● Goal of the exercise:
Transcribe the data in full and exactly, omitting any pictures.

------------------------------------------------------------

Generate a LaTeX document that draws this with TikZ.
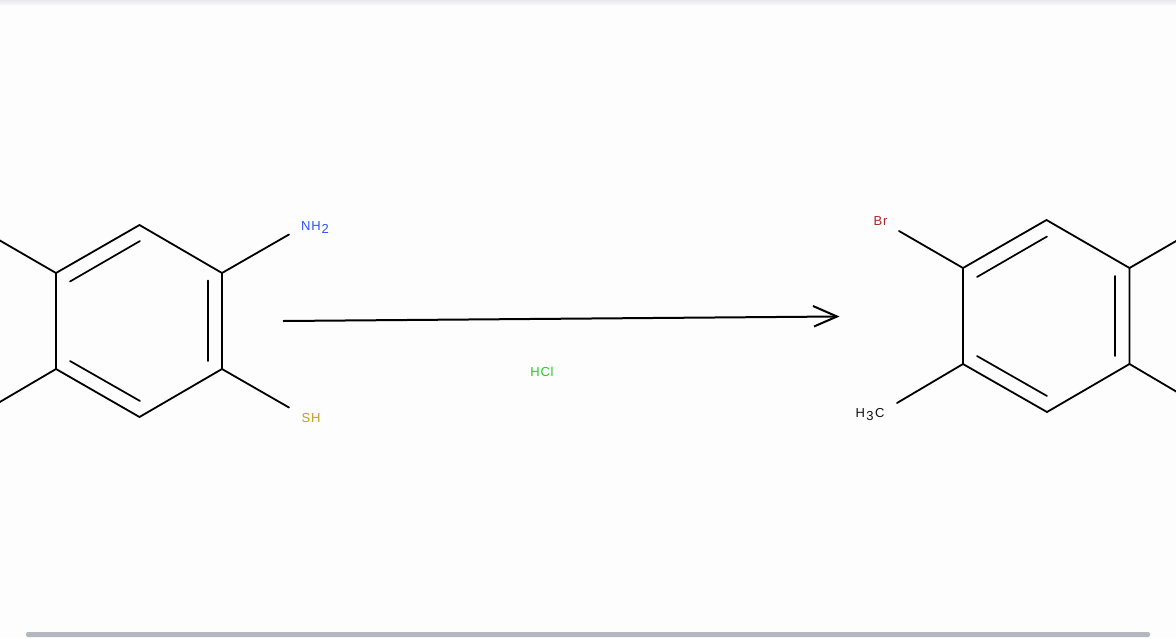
\documentclass[tikz,border=0pt]{standalone}
\usepackage{fontspec}
\setmainfont[LetterSpace=6]{Liberation Sans}
\definecolor{pagebg}{HTML}{FDFDFD}
\definecolor{topshade}{HTML}{E9E9EC}
\definecolor{barcol}{HTML}{B3B8BF}
\definecolor{nblue}{HTML}{3050FF}
\definecolor{sgold}{HTML}{CC9A1E}
\definecolor{brred}{HTML}{A62929}
\definecolor{clgreen}{HTML}{1FD01F}
\definecolor{cgrey}{HTML}{111111}
\newcommand{\subdown}[1]{\hspace{1pt}\raisebox{-2.6pt}{\fontsize{13pt}{14pt}\selectfont #1}}
\tikzset{
  bond/.style={draw=black,line width=1.8pt,line cap=round},
  inner bond/.style={draw=black,line width=1.7pt,line cap=round},
  rxn/.style={draw=black,line width=2pt},
  atom/.style={font=\fontsize{13pt}{14pt}\selectfont,inner sep=0pt,anchor=base}
}
\begin{document}
\begin{tikzpicture}[x=1pt,y=-1pt]
\useasboundingbox (0,0) rectangle (1176,638);
\fill[pagebg] (0,0) rectangle (1176,638);
\shade[top color=topshade,bottom color=pagebg] (0,0) rectangle (1176,6);
\fill[barcol,rounded corners=2pt] (26,632) rectangle (1150,637);
% left ring
\coordinate (a1) at (56,273);
\coordinate (a2) at (139.5,225);
\coordinate (a3) at (222,273);
\coordinate (a4) at (222,369);
\coordinate (a5) at (139.5,417);
\coordinate (a6) at (56,369);
\coordinate (a7) at (-1,240);
\coordinate (a8) at (-1,402.5);
\coordinate (a9) at (289,234.5);
\coordinate (a10) at (289,407.5);
\coordinate (ai1) at (70,281.5);
\coordinate (ai2) at (140,241);
\coordinate (ai3) at (208,280.5);
\coordinate (ai4) at (208,361);
\coordinate (ai5) at (70,361);
\coordinate (ai6) at (140,401);
\draw[bond] (a1)--(a2)--(a3)--(a4)--(a5)--(a6)--cycle;
\draw[bond] (a1)--(a7) (a6)--(a8) (a3)--(a9) (a4)--(a10);
\draw[inner bond] (ai1)--(ai2) (ai3)--(ai4) (ai5)--(ai6);
% right ring
\coordinate (b1) at (963,268);
\coordinate (b2) at (1046.5,220);
\coordinate (b3) at (1129.5,268);
\coordinate (b4) at (1129.5,364);
\coordinate (b5) at (1047,412);
\coordinate (b6) at (963,364);
\coordinate (b7) at (899,231);
\coordinate (b8) at (897,403);
\coordinate (b9) at (1177,240.5);
\coordinate (b10) at (1177,392);
\coordinate (bi1) at (977,277);
\coordinate (bi2) at (1047,236.5);
\coordinate (bi3) at (1115,276);
\coordinate (bi4) at (1115,356);
\coordinate (bi5) at (977,356);
\coordinate (bi6) at (1047,396);
\draw[bond] (b1)--(b2)--(b3)--(b4)--(b5)--(b6)--cycle;
\draw[bond] (b1)--(b7) (b6)--(b8) (b3)--(b9) (b4)--(b10);
\draw[inner bond] (bi1)--(bi2) (bi3)--(bi4) (bi5)--(bi6);
% reaction arrow
\coordinate (r1) at (283,321);
\coordinate (r2) at (837,316.5);
\coordinate (h1) at (813,306);
\coordinate (h2) at (814,326.5);
\draw[rxn] (r1)--(r2);
\draw[rxn,line join=miter] (h1)--(r2)--(h2);
% labels
\node[atom,text=nblue] (nh2) at (315,230.5) {NH\subdown{2}};
\node[atom,text=sgold] (sh) at (311,422) {SH};
\node[atom,text=clgreen] (hcl) at (542,376) {HCl};
\node[atom,text=brred] (br) at (880.5,225) {Br};
\node[atom,text=cgrey] (h3c) at (870,417.5) {H\hspace{0.5pt}\subdown{3}\hspace{1.5pt}C};
\end{tikzpicture}
\end{document}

------------------------------------------------------------

● Worked solution:
Generate a LaTeX document that draws this with TikZ.
\documentclass[tikz,border=0pt]{standalone}
\usepackage{fontspec}
\setmainfont[LetterSpace=6]{Liberation Sans}
\definecolor{pagebg}{HTML}{FDFDFD}
\definecolor{topshade}{HTML}{E9E9EC}
\definecolor{barcol}{HTML}{B3B8BF}
\definecolor{nblue}{HTML}{3050FF}
\definecolor{sgold}{HTML}{CC9A1E}
\definecolor{brred}{HTML}{A62929}
\definecolor{clgreen}{HTML}{1FD01F}
\definecolor{cgrey}{HTML}{111111}
\newcommand{\subdown}[1]{\hspace{1pt}\raisebox{-2.6pt}{\fontsize{13pt}{14pt}\selectfont #1}}
\tikzset{
  bond/.style={draw=black,line width=1.8pt,line cap=round},
  inner bond/.style={draw=black,line width=1.7pt,line cap=round},
  rxn/.style={draw=black,line width=2pt},
  atom/.style={font=\fontsize{13pt}{14pt}\selectfont,inner sep=0pt,anchor=base}
}
\begin{document}
\begin{tikzpicture}[x=1pt,y=-1pt]
\useasboundingbox (0,0) rectangle (1176,638);
\fill[pagebg] (0,0) rectangle (1176,638);
\shade[top color=topshade,bottom color=pagebg] (0,0) rectangle (1176,6);
\fill[barcol,rounded corners=2pt] (26,632) rectangle (1150,637);
% left ring
\coordinate (a1) at (56,273);
\coordinate (a2) at (139.5,225);
\coordinate (a3) at (222,273);
\coordinate (a4) at (222,369);
\coordinate (a5) at (139.5,417);
\coordinate (a6) at (56,369);
\coordinate (a7) at (-1,240);
\coordinate (a8) at (-1,402.5);
\coordinate (a9) at (289,234.5);
\coordinate (a10) at (289,407.5);
\coordinate (ai1) at (70,281.5);
\coordinate (ai2) at (140,241);
\coordinate (ai3) at (208,280.5);
\coordinate (ai4) at (208,361);
\coordinate (ai5) at (70,361);
\coordinate (ai6) at (140,401);
\draw[bond] (a1)--(a2)--(a3)--(a4)--(a5)--(a6)--cycle;
\draw[bond] (a1)--(a7) (a6)--(a8) (a3)--(a9) (a4)--(a10);
\draw[inner bond] (ai1)--(ai2) (ai3)--(ai4) (ai5)--(ai6);
% right ring
\coordinate (b1) at (963,268);
\coordinate (b2) at (1046.5,220);
\coordinate (b3) at (1129.5,268);
\coordinate (b4) at (1129.5,364);
\coordinate (b5) at (1047,412);
\coordinate (b6) at (963,364);
\coordinate (b7) at (899,231);
\coordinate (b8) at (897,403);
\coordinate (b9) at (1177,240.5);
\coordinate (b10) at (1177,392);
\coordinate (bi1) at (977,277);
\coordinate (bi2) at (1047,236.5);
\coordinate (bi3) at (1115,276);
\coordinate (bi4) at (1115,356);
\coordinate (bi5) at (977,356);
\coordinate (bi6) at (1047,396);
\draw[bond] (b1)--(b2)--(b3)--(b4)--(b5)--(b6)--cycle;
\draw[bond] (b1)--(b7) (b6)--(b8) (b3)--(b9) (b4)--(b10);
\draw[inner bond] (bi1)--(bi2) (bi3)--(bi4) (bi5)--(bi6);
% reaction arrow
\coordinate (r1) at (283,321);
\coordinate (r2) at (837,316.5);
\coordinate (h1) at (813,306);
\coordinate (h2) at (814,326.5);
\draw[rxn] (r1)--(r2);
\draw[rxn,line join=miter] (h1)--(r2)--(h2);
% labels
\node[atom,text=nblue] (nh2) at (315,230.5) {NH\subdown{2}};
\node[atom,text=sgold] (sh) at (311,422) {SH};
\node[atom,text=clgreen] (hcl) at (542,376) {HCl};
\node[atom,text=brred] (br) at (880.5,225) {Br};
\node[atom,text=cgrey] (h3c) at (870,417.5) {H\hspace{0.5pt}\subdown{3}\hspace{1.5pt}C};
\end{tikzpicture}
\end{document}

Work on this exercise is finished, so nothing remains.